▸ **Set exercise**:
Everything from the first line of the data through the line with "const smallN_val = [4.27, 0.433];" is to be echoed exactly, minus the pictures.

● ● ● ●

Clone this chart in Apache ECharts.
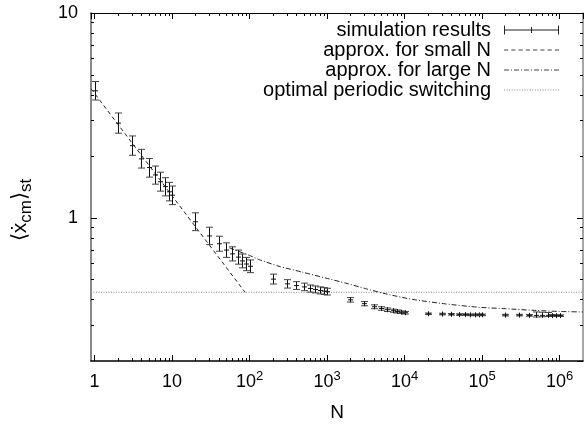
<!DOCTYPE html>
<html><head><meta charset="utf-8">
<script src="https://cdn.jsdelivr.net/npm/echarts@6/dist/echarts.min.js"></script>
<style>html,body{margin:0;padding:0;background:#fff}#c{width:584px;height:428px}</style>
</head><body><div id="c"></div>
<script>
// ---- data ----
const N = [1,2,3,4,5,6,7,8,9,10,
  20,30,40,50,60,70,80,90,100,
  200,300,400,500,600,700,800,900,1000,
  2000,3000,4000,5000,6000,7000,8000,9000,10000,
  20000,30000,40000,50000,60000,70000,80000,90000,100000,
  200000,300000,400000,500000,600000,700000,800000,900000,1000000];
const simMean = [4.17,2.90,2.25,1.94,1.76,1.62,1.50,1.42,1.34,1.29,
  0.957,0.816,0.747,0.696,0.667,0.643,0.616,0.595,0.580,
  0.502,0.476,0.467,0.460,0.452,0.447,0.442,0.439,0.436,
  0.398,0.381,0.368,0.361,0.356,0.352,0.349,0.346,0.344,
  0.340,0.339,0.338,0.337,0.337,0.336,0.336,0.336,0.336,
  0.335,0.335,0.334,0.334,0.334,0.334,0.333,0.333,0.333];
const simLow = [3.76,2.59,2.02,1.75,1.58,1.46,1.35,1.28,1.21,1.16,
  0.866,0.740,0.687,0.641,0.616,0.594,0.570,0.552,0.540,
  0.475,0.454,0.447,0.441,0.434,0.430,0.425,0.422,0.420,
  0.388,0.372,0.360,0.354,0.349,0.346,0.343,0.341,0.339,
  0.337,0.336,0.335,0.334,0.334,0.333,0.333,0.333,0.333,
  0.332,0.332,0.331,0.328,0.329,0.330,0.330,0.330,0.330];
const simHigh = [4.63,3.25,2.51,2.16,1.95,1.79,1.67,1.57,1.49,1.43,
  1.058,0.900,0.813,0.755,0.722,0.696,0.666,0.641,0.623,
  0.531,0.499,0.488,0.480,0.470,0.465,0.460,0.456,0.453,
  0.408,0.390,0.376,0.368,0.363,0.358,0.355,0.351,0.349,
  0.343,0.342,0.341,0.340,0.340,0.339,0.339,0.339,0.339,
  0.338,0.338,0.337,0.347,0.346,0.345,0.337,0.336,0.336];

const smallN_N = [0.9, 87.5];
const smallN_val = [4.27, 0.433];

const largeN_N = [55,100,133,240,480,960,1735,3140,5950,12500,33600,90200,200000,500000,1000000,2000000];
const largeN_val = [0.713,0.655,0.625,0.580,0.543,0.508,0.480,0.451,0.424,0.400,0.380,0.366,0.360,0.353,0.349,0.347];

const optimal_N = [0.9, 2000000];
const optimal_val = [0.433, 0.433];

const xRange = [0.9, 2000000];
const yRange = [0.2, 10];
const xMinorTicks = [];
for (let e = 0; e <= 5; e++) for (let m = 2; m <= 9; m++) xMinorTicks.push(m * Math.pow(10, e));
const yMinorTicks = [0.3,0.4,0.5,0.6,0.7,0.8,0.9,2,3,4,5,6,7,8,9];

const legendNames = ['simulation results','approx. for small N','approx. for large N','optimal periodic switching'];

// ---- styling helpers ----
const FONT = '"Liberation Sans", Arial, Helvetica, sans-serif';
const DASH_SMALL = [4, 3], DASH_LARGE = [5, 2, 1, 2], DASH_OPT = [1, 1.5];

// legend sample: a 55 px long dashed stroke made of thin filled rectangles
function dashIcon(pattern, total) {
  let d = '', x = 0, k = 0;
  while (x < total) {
    const len = pattern[k % pattern.length];
    if (k % 2 === 0) {
      const w = Math.min(len, total - x);
      d += 'M' + x + ',0h' + w + 'v1h-' + w + 'z';
    }
    x += len; k++;
  }
  return 'path://' + d;
}

const chart = echarts.init(document.getElementById('c'), null, {renderer: 'canvas'});

function expLabel(v) {
  const e = Math.round(Math.log10(v));
  if (e === 0) return '{b|1}';
  if (e === 1) return '{b|10}';
  return '{b|10}{s|' + e + '}';
}
const labelRich = {
  b: {fontSize: 18, fontFamily: FONT, color: '#000', lineHeight: 24},
  s: {fontSize: 13, fontFamily: FONT, color: '#000', lineHeight: 13, verticalAlign: 'top'}
};

function pair(xs, ys) { return xs.map((x, i) => [x, ys[i]]); }

const tickStyle = {inside: true, length: 6, lineStyle: {color: '#000', width: 1}};

chart.setOption({
  animation: false,
  backgroundColor: '#fff',
  grid: {left: 91, right: 1, top: 13, bottom: 67, outerBoundsMode: 'none', containLabel: false},
  xAxis: [{
    type: 'log', logBase: 10, min: xRange[0], max: xRange[1], position: 'bottom',
    axisLine: {show: true, lineStyle: {color: '#000', width: 1.5}},
    axisTick: tickStyle,
    splitLine: {show: false},
    axisLabel: {margin: 9, showMinLabel: false, showMaxLabel: false, formatter: expLabel, rich: labelRich},
    name: 'N', nameLocation: 'middle', nameGap: 42,
    nameTextStyle: {fontSize: 19, fontFamily: FONT, color: '#000'}
  }, {
    type: 'log', logBase: 10, min: xRange[0], max: xRange[1], position: 'top',
    axisLine: {show: true, lineStyle: {color: '#000', width: 1}},
    axisTick: tickStyle, axisLabel: {show: false}, splitLine: {show: false}
  }],
  yAxis: [{
    type: 'log', logBase: 10, min: yRange[0], max: yRange[1], position: 'left',
    axisLine: {show: true, lineStyle: {color: '#888', width: 2}},
    axisTick: tickStyle,
    splitLine: {show: false},
    axisLabel: {margin: 13, showMinLabel: false, fontSize: 18, fontFamily: FONT, color: '#000',
      formatter: v => String(Math.round(v))}
  }, {
    type: 'log', logBase: 10, min: yRange[0], max: yRange[1], position: 'right',
    axisLine: {show: true, lineStyle: {color: '#888', width: 1.5}},
    axisTick: tickStyle, axisLabel: {show: false}, splitLine: {show: false}
  }],
  legend: {
    orient: 'vertical', right: 25, top: 20, align: 'right',
    itemWidth: 55, itemHeight: 14, itemGap: 0, padding: 0, selectedMode: false,
    textStyle: {fontSize: 20, lineHeight: 20, height: 20, fontFamily: FONT, color: '#000', padding: [0, 8, 0, 0]},
    data: [
      {name: legendNames[0], icon: 'path://M0,0h1v9h-1zM54,0h1v9h-1zM0,4h55v1h-55zM27,1.5h1v6h-1z'},
      {name: legendNames[1], icon: dashIcon(DASH_SMALL, 55)},
      {name: legendNames[2], icon: dashIcon(DASH_LARGE, 55)},
      {name: legendNames[3], icon: dashIcon(DASH_OPT, 55)}
    ]
  },
  graphic: [{
    type: 'text', x: 20, y: 210, rotation: Math.PI / 2, z: 10,
    style: {
      text: '{m|⟨ẋ}{s|cm}{m|⟩}{s|st}',
      align: 'center', verticalAlign: 'middle',
      rich: {
        m: {fontSize: 21, fontFamily: FONT, fill: '#000', color: '#000', lineHeight: 30},
        s: {fontSize: 17, fontFamily: FONT, fill: '#000', color: '#000', lineHeight: 14, verticalAlign: 'bottom'}
      }
    }
  }],
  series: [
    {
      name: legendNames[1], type: 'line', symbol: 'none', silent: true,
      data: pair(smallN_N, smallN_val),
      lineStyle: {color: '#222', width: 1, type: DASH_SMALL}, itemStyle: {color: '#444'}
    },
    {
      name: legendNames[2], type: 'line', symbol: 'none', silent: true, smooth: 0.2,
      data: pair(largeN_N, largeN_val),
      lineStyle: {color: '#222', width: 1, type: DASH_LARGE}, itemStyle: {color: '#444'}
    },
    {
      name: legendNames[3], type: 'line', symbol: 'none', silent: true,
      data: pair(optimal_N, optimal_val),
      lineStyle: {color: '#888', width: 1, type: DASH_OPT}, itemStyle: {color: '#888'}
    },
    {
      name: legendNames[0], type: 'custom', coordinateSystem: 'cartesian2d', silent: true, z: 5,
      itemStyle: {color: '#222'},
      encode: {x: 0, y: [1, 2, 3]},
      data: N.map((n, i) => [n, simMean[i], simLow[i], simHigh[i]]),
      renderItem: function (params, api) {
        const x = api.value(0);
        const c = api.coord([x, api.value(1)]);
        const lo = api.coord([x, api.value(2)]);
        const hi = api.coord([x, api.value(3)]);
        const px = Math.round(c[0]) + 0.5;
        const cw = 3.5, pw = 2.5;
        const st = {stroke: '#111', lineWidth: 1};
        const cap = {stroke: '#444', lineWidth: 1};
        return {type: 'group', children: [
          {type: 'line', shape: {x1: px, y1: lo[1], x2: px, y2: hi[1]}, style: st},
          {type: 'line', shape: {x1: px - cw, y1: lo[1], x2: px + cw, y2: lo[1]}, style: cap},
          {type: 'line', shape: {x1: px - cw, y1: hi[1], x2: px + cw, y2: hi[1]}, style: cap},
          {type: 'line', shape: {x1: px - pw, y1: c[1], x2: px + pw, y2: c[1]}, style: st},
          {type: 'line', shape: {x1: px, y1: c[1] - pw, x2: px, y2: c[1] + pw}, style: st}
        ]};
      }
    },
    {
      type: 'custom', coordinateSystem: 'cartesian2d', silent: true, z: 6,
      data: xMinorTicks.map(v => [v, 1]),
      renderItem: function (params, api) {
        const cs = params.coordSys;
        const x = Math.round(api.coord([api.value(0), 1])[0]) + 0.5;
        const st = {stroke: '#000', lineWidth: 1};
        return {type: 'group', children: [
          {type: 'line', shape: {x1: x, y1: cs.y + cs.height, x2: x, y2: cs.y + cs.height - 3}, style: st},
          {type: 'line', shape: {x1: x, y1: cs.y, x2: x, y2: cs.y + 3}, style: st}
        ]};
      }
    },
    {
      type: 'custom', coordinateSystem: 'cartesian2d', silent: true, z: 6,
      data: yMinorTicks.map(v => [1, v]),
      renderItem: function (params, api) {
        const cs = params.coordSys;
        const y = Math.round(api.coord([1, api.value(1)])[1]) + 0.5;
        const st = {stroke: '#000', lineWidth: 1};
        return {type: 'group', children: [
          {type: 'line', shape: {x1: cs.x, y1: y, x2: cs.x + 3, y2: y}, style: st},
          {type: 'line', shape: {x1: cs.x + cs.width, y1: y, x2: cs.x + cs.width - 3, y2: y}, style: st}
        ]};
      }
    }
  ]
});
</script></body></html>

● ● ● ●

▸ **Response to this task**:
Clone this chart in Apache ECharts.
<!DOCTYPE html>
<html><head><meta charset="utf-8">
<script src="https://cdn.jsdelivr.net/npm/echarts@6/dist/echarts.min.js"></script>
<style>html,body{margin:0;padding:0;background:#fff}#c{width:584px;height:428px}</style>
</head><body><div id="c"></div>
<script>
// ---- data ----
const N = [1,2,3,4,5,6,7,8,9,10,
  20,30,40,50,60,70,80,90,100,
  200,300,400,500,600,700,800,900,1000,
  2000,3000,4000,5000,6000,7000,8000,9000,10000,
  20000,30000,40000,50000,60000,70000,80000,90000,100000,
  200000,300000,400000,500000,600000,700000,800000,900000,1000000];
const simMean = [4.17,2.90,2.25,1.94,1.76,1.62,1.50,1.42,1.34,1.29,
  0.957,0.816,0.747,0.696,0.667,0.643,0.616,0.595,0.580,
  0.502,0.476,0.467,0.460,0.452,0.447,0.442,0.439,0.436,
  0.398,0.381,0.368,0.361,0.356,0.352,0.349,0.346,0.344,
  0.340,0.339,0.338,0.337,0.337,0.336,0.336,0.336,0.336,
  0.335,0.335,0.334,0.334,0.334,0.334,0.333,0.333,0.333];
const simLow = [3.76,2.59,2.02,1.75,1.58,1.46,1.35,1.28,1.21,1.16,
  0.866,0.740,0.687,0.641,0.616,0.594,0.570,0.552,0.540,
  0.475,0.454,0.447,0.441,0.434,0.430,0.425,0.422,0.420,
  0.388,0.372,0.360,0.354,0.349,0.346,0.343,0.341,0.339,
  0.337,0.336,0.335,0.334,0.334,0.333,0.333,0.333,0.333,
  0.332,0.332,0.331,0.328,0.329,0.330,0.330,0.330,0.330];
const simHigh = [4.63,3.25,2.51,2.16,1.95,1.79,1.67,1.57,1.49,1.43,
  1.058,0.900,0.813,0.755,0.722,0.696,0.666,0.641,0.623,
  0.531,0.499,0.488,0.480,0.470,0.465,0.460,0.456,0.453,
  0.408,0.390,0.376,0.368,0.363,0.358,0.355,0.351,0.349,
  0.343,0.342,0.341,0.340,0.340,0.339,0.339,0.339,0.339,
  0.338,0.338,0.337,0.347,0.346,0.345,0.337,0.336,0.336];

const smallN_N = [0.9, 87.5];
const smallN_val = [4.27, 0.433];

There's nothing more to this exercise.